[Records with drawing code]
<<<<
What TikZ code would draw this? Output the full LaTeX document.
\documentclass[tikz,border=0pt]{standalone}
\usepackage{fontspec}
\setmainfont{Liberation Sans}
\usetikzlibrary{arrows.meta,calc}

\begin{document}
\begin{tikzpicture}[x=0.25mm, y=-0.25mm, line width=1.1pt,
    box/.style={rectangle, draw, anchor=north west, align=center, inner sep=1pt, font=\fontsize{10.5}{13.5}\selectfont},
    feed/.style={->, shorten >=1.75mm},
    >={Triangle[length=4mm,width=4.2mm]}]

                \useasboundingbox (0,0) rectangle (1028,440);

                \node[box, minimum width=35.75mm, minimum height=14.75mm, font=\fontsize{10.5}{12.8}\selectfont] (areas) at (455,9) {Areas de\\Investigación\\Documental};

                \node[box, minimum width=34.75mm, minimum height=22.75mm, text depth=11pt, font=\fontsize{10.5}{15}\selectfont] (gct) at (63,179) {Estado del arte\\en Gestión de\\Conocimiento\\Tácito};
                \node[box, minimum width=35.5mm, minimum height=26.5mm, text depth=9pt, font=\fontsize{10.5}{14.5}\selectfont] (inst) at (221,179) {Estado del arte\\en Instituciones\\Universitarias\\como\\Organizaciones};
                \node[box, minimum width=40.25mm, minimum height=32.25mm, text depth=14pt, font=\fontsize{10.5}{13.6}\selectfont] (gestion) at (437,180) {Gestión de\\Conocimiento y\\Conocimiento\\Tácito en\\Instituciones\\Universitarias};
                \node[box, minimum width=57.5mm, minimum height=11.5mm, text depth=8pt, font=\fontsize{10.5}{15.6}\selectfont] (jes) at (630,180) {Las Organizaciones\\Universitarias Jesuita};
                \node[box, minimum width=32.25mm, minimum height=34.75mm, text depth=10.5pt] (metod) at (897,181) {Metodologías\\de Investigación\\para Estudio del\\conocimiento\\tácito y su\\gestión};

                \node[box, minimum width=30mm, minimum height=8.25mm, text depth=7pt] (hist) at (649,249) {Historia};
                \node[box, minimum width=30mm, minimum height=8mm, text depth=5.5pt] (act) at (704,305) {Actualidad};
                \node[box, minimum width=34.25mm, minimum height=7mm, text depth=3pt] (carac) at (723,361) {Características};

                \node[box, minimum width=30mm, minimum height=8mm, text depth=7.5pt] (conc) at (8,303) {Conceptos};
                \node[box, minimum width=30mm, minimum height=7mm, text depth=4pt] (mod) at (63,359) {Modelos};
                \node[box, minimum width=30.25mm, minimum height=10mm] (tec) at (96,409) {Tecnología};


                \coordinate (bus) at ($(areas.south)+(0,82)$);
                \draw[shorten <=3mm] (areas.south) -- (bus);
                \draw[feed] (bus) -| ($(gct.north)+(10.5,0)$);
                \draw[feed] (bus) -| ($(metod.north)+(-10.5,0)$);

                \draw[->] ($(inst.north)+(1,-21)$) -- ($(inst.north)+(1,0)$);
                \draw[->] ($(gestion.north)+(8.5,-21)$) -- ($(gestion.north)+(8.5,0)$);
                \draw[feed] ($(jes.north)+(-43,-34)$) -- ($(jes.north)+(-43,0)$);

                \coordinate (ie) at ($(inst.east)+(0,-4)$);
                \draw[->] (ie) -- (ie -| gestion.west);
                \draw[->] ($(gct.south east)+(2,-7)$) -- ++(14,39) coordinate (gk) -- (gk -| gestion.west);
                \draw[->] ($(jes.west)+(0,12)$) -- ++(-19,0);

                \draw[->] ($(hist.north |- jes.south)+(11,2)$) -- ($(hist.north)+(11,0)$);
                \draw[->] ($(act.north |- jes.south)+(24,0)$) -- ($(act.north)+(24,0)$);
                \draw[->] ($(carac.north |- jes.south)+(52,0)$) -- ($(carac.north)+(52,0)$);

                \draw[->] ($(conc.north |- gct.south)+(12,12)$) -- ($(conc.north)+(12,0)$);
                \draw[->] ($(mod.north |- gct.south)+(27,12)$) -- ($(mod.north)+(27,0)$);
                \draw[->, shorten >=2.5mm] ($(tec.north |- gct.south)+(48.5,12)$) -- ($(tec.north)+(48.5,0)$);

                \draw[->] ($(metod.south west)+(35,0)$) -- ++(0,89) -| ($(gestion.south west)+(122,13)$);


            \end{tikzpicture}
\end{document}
>>>>
<<<<
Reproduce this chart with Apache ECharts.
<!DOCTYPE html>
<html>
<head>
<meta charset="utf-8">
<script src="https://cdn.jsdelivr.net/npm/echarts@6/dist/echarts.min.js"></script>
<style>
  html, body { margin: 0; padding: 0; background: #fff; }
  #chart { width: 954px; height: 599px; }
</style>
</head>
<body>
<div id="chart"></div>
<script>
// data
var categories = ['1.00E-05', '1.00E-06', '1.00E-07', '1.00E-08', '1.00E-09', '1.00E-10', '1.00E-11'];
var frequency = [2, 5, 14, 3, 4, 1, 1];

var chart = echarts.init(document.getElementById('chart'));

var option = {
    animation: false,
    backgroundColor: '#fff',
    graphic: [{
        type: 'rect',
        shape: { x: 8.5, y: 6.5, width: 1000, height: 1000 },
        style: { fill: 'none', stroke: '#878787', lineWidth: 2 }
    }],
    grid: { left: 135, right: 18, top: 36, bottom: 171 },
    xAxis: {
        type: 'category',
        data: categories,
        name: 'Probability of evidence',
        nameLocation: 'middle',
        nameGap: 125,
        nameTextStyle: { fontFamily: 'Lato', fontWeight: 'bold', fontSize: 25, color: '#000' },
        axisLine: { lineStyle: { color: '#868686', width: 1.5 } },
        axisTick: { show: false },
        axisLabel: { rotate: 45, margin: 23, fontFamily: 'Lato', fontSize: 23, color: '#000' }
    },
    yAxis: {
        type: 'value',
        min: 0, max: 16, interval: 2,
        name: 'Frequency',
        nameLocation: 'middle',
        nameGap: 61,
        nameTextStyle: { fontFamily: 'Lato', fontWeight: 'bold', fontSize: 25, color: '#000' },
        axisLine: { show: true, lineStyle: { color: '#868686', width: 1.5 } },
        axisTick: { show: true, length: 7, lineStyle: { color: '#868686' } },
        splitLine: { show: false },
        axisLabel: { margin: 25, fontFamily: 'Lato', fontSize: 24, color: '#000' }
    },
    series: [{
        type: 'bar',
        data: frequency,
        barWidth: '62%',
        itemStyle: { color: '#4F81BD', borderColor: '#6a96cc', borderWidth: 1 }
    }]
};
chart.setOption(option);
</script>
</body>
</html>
>>>>
<<<<
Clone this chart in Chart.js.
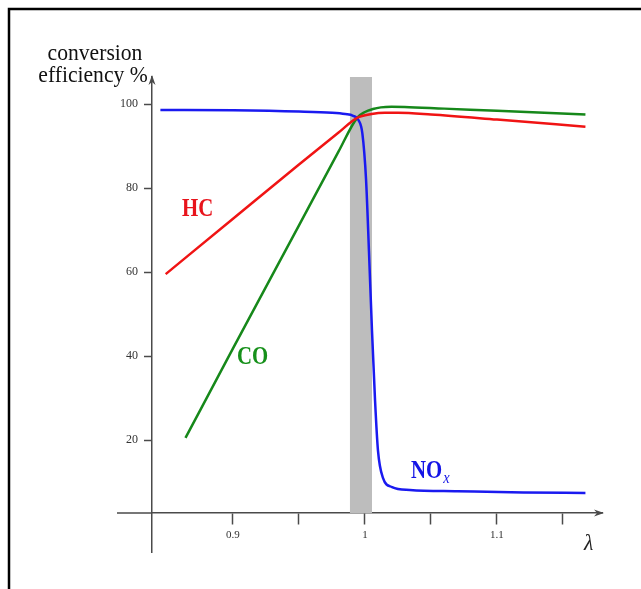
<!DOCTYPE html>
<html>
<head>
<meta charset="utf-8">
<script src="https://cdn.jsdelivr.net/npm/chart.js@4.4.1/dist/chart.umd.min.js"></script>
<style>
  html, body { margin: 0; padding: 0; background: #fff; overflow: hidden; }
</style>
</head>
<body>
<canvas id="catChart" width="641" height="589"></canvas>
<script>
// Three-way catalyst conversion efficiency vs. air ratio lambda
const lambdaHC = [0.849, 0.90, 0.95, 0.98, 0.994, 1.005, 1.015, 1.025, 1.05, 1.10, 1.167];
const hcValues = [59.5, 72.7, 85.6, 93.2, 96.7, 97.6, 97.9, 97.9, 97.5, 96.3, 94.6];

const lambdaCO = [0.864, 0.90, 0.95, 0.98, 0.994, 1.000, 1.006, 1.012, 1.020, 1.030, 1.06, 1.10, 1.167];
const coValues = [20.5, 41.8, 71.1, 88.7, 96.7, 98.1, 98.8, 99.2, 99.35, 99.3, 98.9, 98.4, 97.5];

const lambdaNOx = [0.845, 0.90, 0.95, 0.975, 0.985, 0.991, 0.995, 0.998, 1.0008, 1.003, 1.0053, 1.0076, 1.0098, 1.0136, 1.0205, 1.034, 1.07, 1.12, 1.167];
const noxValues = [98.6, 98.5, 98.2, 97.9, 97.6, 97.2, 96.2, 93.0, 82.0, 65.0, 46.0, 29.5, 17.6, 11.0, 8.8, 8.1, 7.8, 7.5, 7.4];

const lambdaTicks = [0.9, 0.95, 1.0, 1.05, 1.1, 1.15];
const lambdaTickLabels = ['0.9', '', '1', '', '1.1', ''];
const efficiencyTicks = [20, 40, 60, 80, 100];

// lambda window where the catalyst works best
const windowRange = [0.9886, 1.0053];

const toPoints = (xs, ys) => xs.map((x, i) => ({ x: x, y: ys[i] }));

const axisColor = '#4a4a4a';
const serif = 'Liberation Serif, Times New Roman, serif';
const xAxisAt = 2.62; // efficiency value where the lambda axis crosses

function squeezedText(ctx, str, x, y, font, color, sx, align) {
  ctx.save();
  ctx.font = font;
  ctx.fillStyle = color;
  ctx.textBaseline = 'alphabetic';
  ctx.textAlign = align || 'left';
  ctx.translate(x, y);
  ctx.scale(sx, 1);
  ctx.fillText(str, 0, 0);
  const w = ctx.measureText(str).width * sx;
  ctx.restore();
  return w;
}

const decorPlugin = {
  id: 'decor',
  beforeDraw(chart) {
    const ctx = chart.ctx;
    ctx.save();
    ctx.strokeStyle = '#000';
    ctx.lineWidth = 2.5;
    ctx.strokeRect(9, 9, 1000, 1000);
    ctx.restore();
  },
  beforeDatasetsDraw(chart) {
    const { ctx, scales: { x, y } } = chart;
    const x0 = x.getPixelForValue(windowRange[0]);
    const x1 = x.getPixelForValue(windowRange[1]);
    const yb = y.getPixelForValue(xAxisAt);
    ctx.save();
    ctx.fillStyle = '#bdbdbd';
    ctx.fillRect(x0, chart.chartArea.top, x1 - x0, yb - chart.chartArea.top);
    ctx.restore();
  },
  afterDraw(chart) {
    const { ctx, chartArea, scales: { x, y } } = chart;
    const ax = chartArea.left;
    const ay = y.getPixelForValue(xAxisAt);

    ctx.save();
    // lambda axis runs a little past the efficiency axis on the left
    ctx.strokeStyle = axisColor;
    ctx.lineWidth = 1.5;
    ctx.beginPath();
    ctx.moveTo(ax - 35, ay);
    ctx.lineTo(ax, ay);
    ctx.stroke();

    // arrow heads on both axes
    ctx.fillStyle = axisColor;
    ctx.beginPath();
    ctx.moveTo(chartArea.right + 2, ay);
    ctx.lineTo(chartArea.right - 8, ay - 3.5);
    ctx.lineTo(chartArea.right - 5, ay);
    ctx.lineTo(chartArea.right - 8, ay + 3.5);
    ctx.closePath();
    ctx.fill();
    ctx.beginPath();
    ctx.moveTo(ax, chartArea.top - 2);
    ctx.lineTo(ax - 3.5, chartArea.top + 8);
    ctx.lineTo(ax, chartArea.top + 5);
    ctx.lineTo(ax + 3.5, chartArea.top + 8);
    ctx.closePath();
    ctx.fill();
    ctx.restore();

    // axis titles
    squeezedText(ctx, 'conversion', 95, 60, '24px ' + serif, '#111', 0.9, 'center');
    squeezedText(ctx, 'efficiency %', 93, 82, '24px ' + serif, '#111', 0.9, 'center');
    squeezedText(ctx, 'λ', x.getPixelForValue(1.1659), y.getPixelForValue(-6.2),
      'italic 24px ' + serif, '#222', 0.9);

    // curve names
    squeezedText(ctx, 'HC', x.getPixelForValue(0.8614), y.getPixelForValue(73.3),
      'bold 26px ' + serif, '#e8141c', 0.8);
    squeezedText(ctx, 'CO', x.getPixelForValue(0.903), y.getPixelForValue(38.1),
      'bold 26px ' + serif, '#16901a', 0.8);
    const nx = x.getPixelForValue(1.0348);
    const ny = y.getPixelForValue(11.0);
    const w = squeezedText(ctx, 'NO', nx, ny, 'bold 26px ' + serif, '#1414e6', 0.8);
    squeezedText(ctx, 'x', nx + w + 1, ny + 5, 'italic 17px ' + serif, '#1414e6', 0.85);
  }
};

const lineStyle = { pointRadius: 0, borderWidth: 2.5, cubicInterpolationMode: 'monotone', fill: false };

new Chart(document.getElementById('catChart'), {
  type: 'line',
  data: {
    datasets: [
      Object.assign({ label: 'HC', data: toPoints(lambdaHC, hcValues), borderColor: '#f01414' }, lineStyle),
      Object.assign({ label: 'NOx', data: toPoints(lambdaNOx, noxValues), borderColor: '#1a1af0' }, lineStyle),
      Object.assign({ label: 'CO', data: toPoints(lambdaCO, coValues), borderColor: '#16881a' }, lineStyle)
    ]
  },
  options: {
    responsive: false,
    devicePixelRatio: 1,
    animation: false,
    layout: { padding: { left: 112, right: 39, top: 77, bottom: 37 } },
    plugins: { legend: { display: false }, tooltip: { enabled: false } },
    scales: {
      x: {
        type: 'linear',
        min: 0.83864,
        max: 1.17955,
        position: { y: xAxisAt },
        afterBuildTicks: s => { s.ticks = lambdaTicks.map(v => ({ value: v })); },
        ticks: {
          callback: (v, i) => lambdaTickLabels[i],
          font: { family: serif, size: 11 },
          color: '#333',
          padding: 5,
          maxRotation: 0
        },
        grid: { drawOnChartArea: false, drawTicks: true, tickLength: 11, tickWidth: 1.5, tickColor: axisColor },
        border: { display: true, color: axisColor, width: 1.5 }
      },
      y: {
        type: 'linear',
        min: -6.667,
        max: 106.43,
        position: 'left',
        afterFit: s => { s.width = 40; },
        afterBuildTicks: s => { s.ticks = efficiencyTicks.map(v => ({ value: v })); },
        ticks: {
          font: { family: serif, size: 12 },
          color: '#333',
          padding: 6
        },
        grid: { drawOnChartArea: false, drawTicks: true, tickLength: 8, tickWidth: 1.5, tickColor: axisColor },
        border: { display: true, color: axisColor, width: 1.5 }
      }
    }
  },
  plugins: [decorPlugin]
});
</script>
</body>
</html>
>>>>
*EXERCISE DESCRIPTION*. Each line from the line containing "What TikZ code" through the line containing "minimum width=35.75mm, minimum" is to be transcribed exactly, and no other line.

*ANSWER TO THIS EXERCISE*.
What TikZ code would draw this? Output the full LaTeX document.
\documentclass[tikz,border=0pt]{standalone}
\usepackage{fontspec}
\setmainfont{Liberation Sans}
\usetikzlibrary{arrows.meta,calc}

\begin{document}
\begin{tikzpicture}[x=0.25mm, y=-0.25mm, line width=1.1pt,
    box/.style={rectangle, draw, anchor=north west, align=center, inner sep=1pt, font=\fontsize{10.5}{13.5}\selectfont},
    feed/.style={->, shorten >=1.75mm},
    >={Triangle[length=4mm,width=4.2mm]}]

                \useasboundingbox (0,0) rectangle (1028,440);

                \node[box, minimum width=35.75mm, minimum height=14.75mm, font=\fontsize{10.5}{12.8}\selectfont] (areas) at (455,9) {Areas de\\Investigación\\Documental};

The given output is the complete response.